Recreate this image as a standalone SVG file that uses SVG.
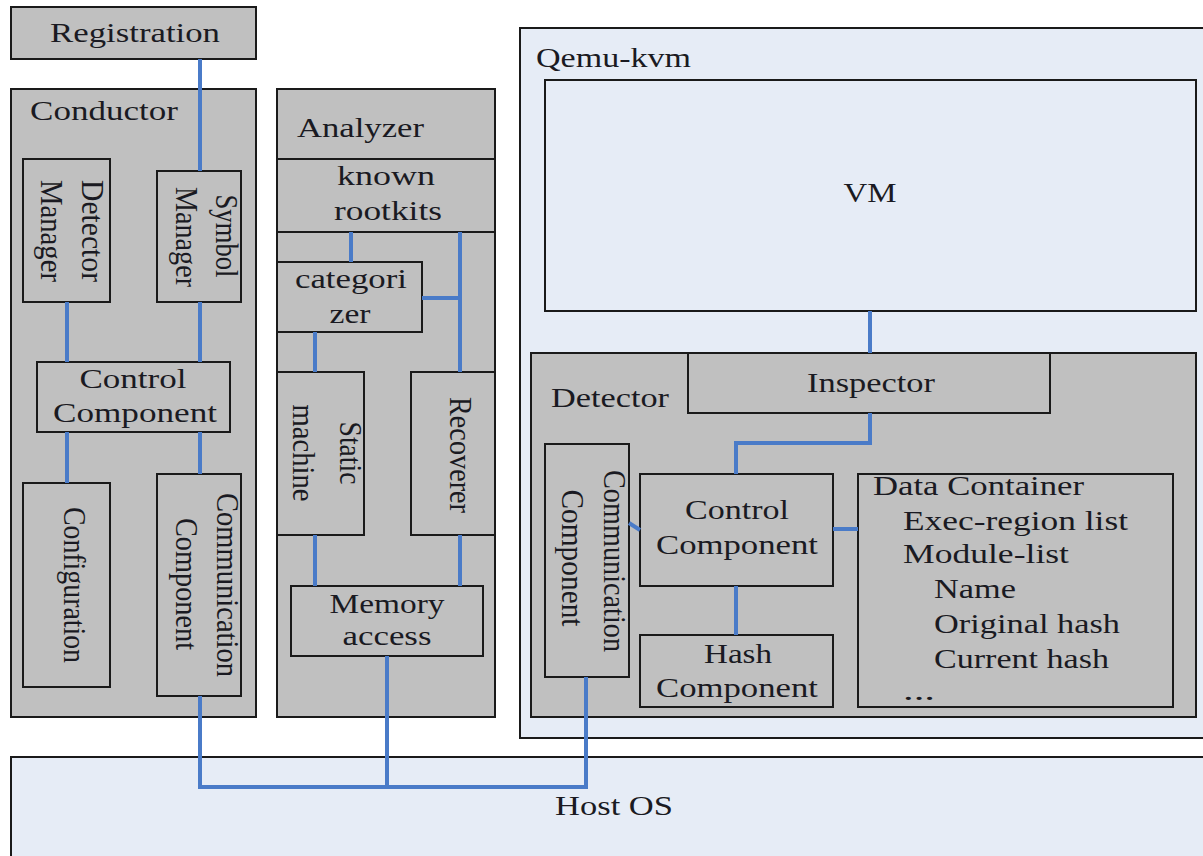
<svg xmlns="http://www.w3.org/2000/svg" width="1203" height="856" viewBox="0 0 1203 856">
<style>
.g{fill:#c0c0c0;stroke:#1a1a1a;stroke-width:2}
.b{fill:#e6ecf6;stroke:#1a1a1a;stroke-width:2}
.t{font-family:"Liberation Serif","Times New Roman",serif;font-size:27px;fill:#1a1a22}
.v{font-family:"Liberation Serif","Times New Roman",serif;font-size:32px;fill:#1a1a22}
.m{text-anchor:middle}
.c{fill:none;stroke:#4a7bc8;stroke-width:4}
</style>
<rect width="1203" height="856" fill="#ffffff"/>
<g id="hostos"><rect class="b" x="11" y="757" width="1200" height="110"/><text class="t m" x="614" y="815" textLength="118" lengthAdjust="spacingAndGlyphs">Host OS</text></g>
<g id="qemu"><rect class="b" x="520" y="28" width="700" height="710"/><text class="t" x="536" y="67" textLength="155" lengthAdjust="spacingAndGlyphs">Qemu-kvm</text></g>
<g id="vm"><rect class="b" x="545" y="80" width="651" height="231"/><text class="t m" x="870" y="202" textLength="53" lengthAdjust="spacingAndGlyphs">VM</text></g>
<g id="registration"><rect class="g" x="11" y="7" width="245" height="52"/><text class="t m" x="135" y="42" textLength="170" lengthAdjust="spacingAndGlyphs">Registration</text></g>
<g id="conductor"><rect class="g" x="11" y="89" width="245" height="628"/><text class="t" x="30" y="120" textLength="148" lengthAdjust="spacingAndGlyphs">Conductor</text></g>
<g id="detector-manager"><rect class="g" x="23" y="159" width="87" height="143"/>
<text class="v m" transform="translate(82,231) rotate(90)" textLength="102" lengthAdjust="spacingAndGlyphs">Detector</text>
<text class="v m" transform="translate(41,231) rotate(90)" textLength="102" lengthAdjust="spacingAndGlyphs">Manager</text></g>
<g id="symbol-manager"><rect class="g" x="157" y="171" width="84" height="131"/>
<text class="v m" transform="translate(216,236) rotate(90)" textLength="83" lengthAdjust="spacingAndGlyphs">Symbol</text>
<text class="v m" transform="translate(176,237) rotate(90)" textLength="100" lengthAdjust="spacingAndGlyphs">Manager</text></g>
<g id="conductor-control"><rect class="g" x="37" y="362" width="193" height="70"/>
<text class="t m" x="133" y="388" textLength="107" lengthAdjust="spacingAndGlyphs">Control</text>
<text class="t m" x="135" y="422" textLength="164" lengthAdjust="spacingAndGlyphs">Component</text></g>
<g id="configuration"><rect class="g" x="23" y="483" width="87" height="204"/>
<text class="v m" transform="translate(64,585) rotate(90)" textLength="156" lengthAdjust="spacingAndGlyphs">Configuration</text></g>
<g id="conductor-comm"><rect class="g" x="157" y="474" width="84" height="222"/>
<text class="v m" transform="translate(217,585) rotate(90)" textLength="184" lengthAdjust="spacingAndGlyphs">Communication</text>
<text class="v m" transform="translate(176,584) rotate(90)" textLength="132" lengthAdjust="spacingAndGlyphs">Component</text></g>
<g id="analyzer"><rect class="g" x="277" y="89" width="218" height="628"/><line x1="277" y1="159" x2="495" y2="159" stroke="#1a1a1a" stroke-width="2"/>
<text class="t" x="297" y="137" textLength="127" lengthAdjust="spacingAndGlyphs">Analyzer</text></g>
<g id="known-rootkits"><rect class="g" x="277" y="159" width="218" height="73"/>
<text class="t m" x="386" y="185" textLength="98" lengthAdjust="spacingAndGlyphs">known</text>
<text class="t m" x="388" y="220" textLength="108" lengthAdjust="spacingAndGlyphs">rootkits</text></g>
<g id="categorizer"><rect class="g" x="277" y="262" width="145" height="70"/>
<text class="t m" x="351" y="288" textLength="112" lengthAdjust="spacingAndGlyphs">categori</text>
<text class="t m" x="350" y="323" textLength="41" lengthAdjust="spacingAndGlyphs">zer</text></g>
<g id="static-machine"><rect class="g" x="277" y="372" width="87" height="163"/>
<text class="v m" transform="translate(340,453) rotate(90)" textLength="63" lengthAdjust="spacingAndGlyphs">Static</text>
<text class="v m" transform="translate(293,453) rotate(90)" textLength="97" lengthAdjust="spacingAndGlyphs">machine</text></g>
<g id="recoverer"><rect class="g" x="411" y="372" width="84" height="163"/>
<text class="v m" transform="translate(450,455) rotate(90)" textLength="116" lengthAdjust="spacingAndGlyphs">Recoverer</text></g>
<g id="memory-access"><rect class="g" x="291" y="586" width="192" height="70"/>
<text class="t m" x="387" y="613" textLength="115" lengthAdjust="spacingAndGlyphs">Memory</text>
<text class="t m" x="387" y="645" textLength="89" lengthAdjust="spacingAndGlyphs">access</text></g>
<g id="detector"><rect class="g" x="531" y="353" width="665" height="364"/>
<text class="t" x="551" y="407" textLength="118" lengthAdjust="spacingAndGlyphs">Detector</text></g>
<g id="inspector"><rect class="g" x="688" y="353" width="362" height="60"/>
<text class="t m" x="871" y="392" textLength="128" lengthAdjust="spacingAndGlyphs">Inspector</text></g>
<g id="detector-comm"><rect class="g" x="545" y="444" width="84" height="233"/>
<text class="v m" transform="translate(604,561) rotate(90)" textLength="182" lengthAdjust="spacingAndGlyphs">Communication</text>
<text class="v m" transform="translate(562,558) rotate(90)" textLength="137" lengthAdjust="spacingAndGlyphs">Component</text></g>
<g id="detector-control"><rect class="g" x="640" y="474" width="193" height="112"/>
<text class="t m" x="737" y="519" textLength="104" lengthAdjust="spacingAndGlyphs">Control</text>
<text class="t m" x="737" y="554" textLength="162" lengthAdjust="spacingAndGlyphs">Component</text></g>
<g id="hash"><rect class="g" x="640" y="635" width="193" height="72"/>
<text class="t m" x="738" y="663" textLength="68" lengthAdjust="spacingAndGlyphs">Hash</text>
<text class="t m" x="737" y="697" textLength="162" lengthAdjust="spacingAndGlyphs">Component</text></g>
<g id="data-container"><rect class="g" x="858" y="474" width="315" height="233"/>
<text class="t" x="873" y="495" textLength="211" lengthAdjust="spacingAndGlyphs">Data Container</text>
<text class="t" x="903" y="530" textLength="225" lengthAdjust="spacingAndGlyphs">Exec-region list</text>
<text class="t" x="903" y="563" textLength="166" lengthAdjust="spacingAndGlyphs">Module-list</text>
<text class="t" x="934" y="598" textLength="82" lengthAdjust="spacingAndGlyphs">Name</text>
<text class="t" x="934" y="633" textLength="186" lengthAdjust="spacingAndGlyphs">Original hash</text>
<text class="t" x="934" y="668" textLength="175" lengthAdjust="spacingAndGlyphs">Current hash</text>
<text class="t" x="903" y="700" textLength="32" lengthAdjust="spacingAndGlyphs">...</text></g>
<g id="connectors">
<path class="c" d="M200 59V171"/>
<path class="c" d="M67 302V362"/>
<path class="c" d="M200 302V362"/>
<path class="c" d="M67 432V483"/>
<path class="c" d="M200 432V474"/>
<path class="c" d="M351 232V262"/>
<path class="c" d="M460 232V372"/>
<path class="c" d="M422 298H460"/>
<path class="c" d="M315 332V372"/>
<path class="c" d="M315 535V586"/>
<path class="c" d="M460 535V586"/>
<path class="c" d="M200 696V787H586V677"/>
<path class="c" d="M387 656V787"/>
<path class="c" d="M870 311V353"/>
<path class="c" d="M870 413V443H736V474"/>
<path class="c" d="M736 586V635"/>
<path class="c" d="M833 529H858"/>
<path class="c" d="M629 523L640 530"/>
</g>
</svg>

Work required :: Extract every line of the data exactly; pictures stay out.

Result of the task ::
Recreate this image as a standalone SVG file that uses SVG.
<svg xmlns="http://www.w3.org/2000/svg" width="1203" height="856" viewBox="0 0 1203 856">
<style>
.g{fill:#c0c0c0;stroke:#1a1a1a;stroke-width:2}
.b{fill:#e6ecf6;stroke:#1a1a1a;stroke-width:2}
.t{font-family:"Liberation Serif","Times New Roman",serif;font-size:27px;fill:#1a1a22}
.v{font-family:"Liberation Serif","Times New Roman",serif;font-size:32px;fill:#1a1a22}
.m{text-anchor:middle}
.c{fill:none;stroke:#4a7bc8;stroke-width:4}
</style>
<rect width="1203" height="856" fill="#ffffff"/>
<g id="hostos"><rect class="b" x="11" y="757" width="1200" height="110"/><text class="t m" x="614" y="815" textLength="118" lengthAdjust="spacingAndGlyphs">Host OS</text></g>
<g id="qemu"><rect class="b" x="520" y="28" width="700" height="710"/><text class="t" x="536" y="67" textLength="155" lengthAdjust="spacingAndGlyphs">Qemu-kvm</text></g>
<g id="vm"><rect class="b" x="545" y="80" width="651" height="231"/><text class="t m" x="870" y="202" textLength="53" lengthAdjust="spacingAndGlyphs">VM</text></g>
<g id="registration"><rect class="g" x="11" y="7" width="245" height="52"/><text class="t m" x="135" y="42" textLength="170" lengthAdjust="spacingAndGlyphs">Registration</text></g>
<g id="conductor"><rect class="g" x="11" y="89" width="245" height="628"/><text class="t" x="30" y="120" textLength="148" lengthAdjust="spacingAndGlyphs">Conductor</text></g>
<g id="detector-manager"><rect class="g" x="23" y="159" width="87" height="143"/>
<text class="v m" transform="translate(82,231) rotate(90)" textLength="102" lengthAdjust="spacingAndGlyphs">Detector</text>
<text class="v m" transform="translate(41,231) rotate(90)" textLength="102" lengthAdjust="spacingAndGlyphs">Manager</text></g>
<g id="symbol-manager"><rect class="g" x="157" y="171" width="84" height="131"/>
<text class="v m" transform="translate(216,236) rotate(90)" textLength="83" lengthAdjust="spacingAndGlyphs">Symbol</text>
<text class="v m" transform="translate(176,237) rotate(90)" textLength="100" lengthAdjust="spacingAndGlyphs">Manager</text></g>
<g id="conductor-control"><rect class="g" x="37" y="362" width="193" height="70"/>
<text class="t m" x="133" y="388" textLength="107" lengthAdjust="spacingAndGlyphs">Control</text>
<text class="t m" x="135" y="422" textLength="164" lengthAdjust="spacingAndGlyphs">Component</text></g>
<g id="configuration"><rect class="g" x="23" y="483" width="87" height="204"/>
<text class="v m" transform="translate(64,585) rotate(90)" textLength="156" lengthAdjust="spacingAndGlyphs">Configuration</text></g>
<g id="conductor-comm"><rect class="g" x="157" y="474" width="84" height="222"/>
<text class="v m" transform="translate(217,585) rotate(90)" textLength="184" lengthAdjust="spacingAndGlyphs">Communication</text>
<text class="v m" transform="translate(176,584) rotate(90)" textLength="132" lengthAdjust="spacingAndGlyphs">Component</text></g>
<g id="analyzer"><rect class="g" x="277" y="89" width="218" height="628"/><line x1="277" y1="159" x2="495" y2="159" stroke="#1a1a1a" stroke-width="2"/>
<text class="t" x="297" y="137" textLength="127" lengthAdjust="spacingAndGlyphs">Analyzer</text></g>
<g id="known-rootkits"><rect class="g" x="277" y="159" width="218" height="73"/>
<text class="t m" x="386" y="185" textLength="98" lengthAdjust="spacingAndGlyphs">known</text>
<text class="t m" x="388" y="220" textLength="108" lengthAdjust="spacingAndGlyphs">rootkits</text></g>
<g id="categorizer"><rect class="g" x="277" y="262" width="145" height="70"/>
<text class="t m" x="351" y="288" textLength="112" lengthAdjust="spacingAndGlyphs">categori</text>
<text class="t m" x="350" y="323" textLength="41" lengthAdjust="spacingAndGlyphs">zer</text></g>
<g id="static-machine"><rect class="g" x="277" y="372" width="87" height="163"/>
<text class="v m" transform="translate(340,453) rotate(90)" textLength="63" lengthAdjust="spacingAndGlyphs">Static</text>
<text class="v m" transform="translate(293,453) rotate(90)" textLength="97" lengthAdjust="spacingAndGlyphs">machine</text></g>
<g id="recoverer"><rect class="g" x="411" y="372" width="84" height="163"/>
<text class="v m" transform="translate(450,455) rotate(90)" textLength="116" lengthAdjust="spacingAndGlyphs">Recoverer</text></g>
<g id="memory-access"><rect class="g" x="291" y="586" width="192" height="70"/>
<text class="t m" x="387" y="613" textLength="115" lengthAdjust="spacingAndGlyphs">Memory</text>
<text class="t m" x="387" y="645" textLength="89" lengthAdjust="spacingAndGlyphs">access</text></g>
<g id="detector"><rect class="g" x="531" y="353" width="665" height="364"/>
<text class="t" x="551" y="407" textLength="118" lengthAdjust="spacingAndGlyphs">Detector</text></g>
<g id="inspector"><rect class="g" x="688" y="353" width="362" height="60"/>
<text class="t m" x="871" y="392" textLength="128" lengthAdjust="spacingAndGlyphs">Inspector</text></g>
<g id="detector-comm"><rect class="g" x="545" y="444" width="84" height="233"/>
<text class="v m" transform="translate(604,561) rotate(90)" textLength="182" lengthAdjust="spacingAndGlyphs">Communication</text>
<text class="v m" transform="translate(562,558) rotate(90)" textLength="137" lengthAdjust="spacingAndGlyphs">Component</text></g>
<g id="detector-control"><rect class="g" x="640" y="474" width="193" height="112"/>
<text class="t m" x="737" y="519" textLength="104" lengthAdjust="spacingAndGlyphs">Control</text>
<text class="t m" x="737" y="554" textLength="162" lengthAdjust="spacingAndGlyphs">Component</text></g>
<g id="hash"><rect class="g" x="640" y="635" width="193" height="72"/>
<text class="t m" x="738" y="663" textLength="68" lengthAdjust="spacingAndGlyphs">Hash</text>
<text class="t m" x="737" y="697" textLength="162" lengthAdjust="spacingAndGlyphs">Component</text></g>
<g id="data-container"><rect class="g" x="858" y="474" width="315" height="233"/>
<text class="t" x="873" y="495" textLength="211" lengthAdjust="spacingAndGlyphs">Data Container</text>
<text class="t" x="903" y="530" textLength="225" lengthAdjust="spacingAndGlyphs">Exec-region list</text>
<text class="t" x="903" y="563" textLength="166" lengthAdjust="spacingAndGlyphs">Module-list</text>
<text class="t" x="934" y="598" textLength="82" lengthAdjust="spacingAndGlyphs">Name</text>
<text class="t" x="934" y="633" textLength="186" lengthAdjust="spacingAndGlyphs">Original hash</text>
<text class="t" x="934" y="668" textLength="175" lengthAdjust="spacingAndGlyphs">Current hash</text>
<text class="t" x="903" y="700" textLength="32" lengthAdjust="spacingAndGlyphs">...</text></g>
<g id="connectors">
<path class="c" d="M200 59V171"/>
<path class="c" d="M67 302V362"/>
<path class="c" d="M200 302V362"/>
<path class="c" d="M67 432V483"/>
<path class="c" d="M200 432V474"/>
<path class="c" d="M351 232V262"/>
<path class="c" d="M460 232V372"/>
<path class="c" d="M422 298H460"/>
<path class="c" d="M315 332V372"/>
<path class="c" d="M315 535V586"/>
<path class="c" d="M460 535V586"/>
<path class="c" d="M200 696V787H586V677"/>
<path class="c" d="M387 656V787"/>
<path class="c" d="M870 311V353"/>
<path class="c" d="M870 413V443H736V474"/>
<path class="c" d="M736 586V635"/>
<path class="c" d="M833 529H858"/>
<path class="c" d="M629 523L640 530"/>
</g>
</svg>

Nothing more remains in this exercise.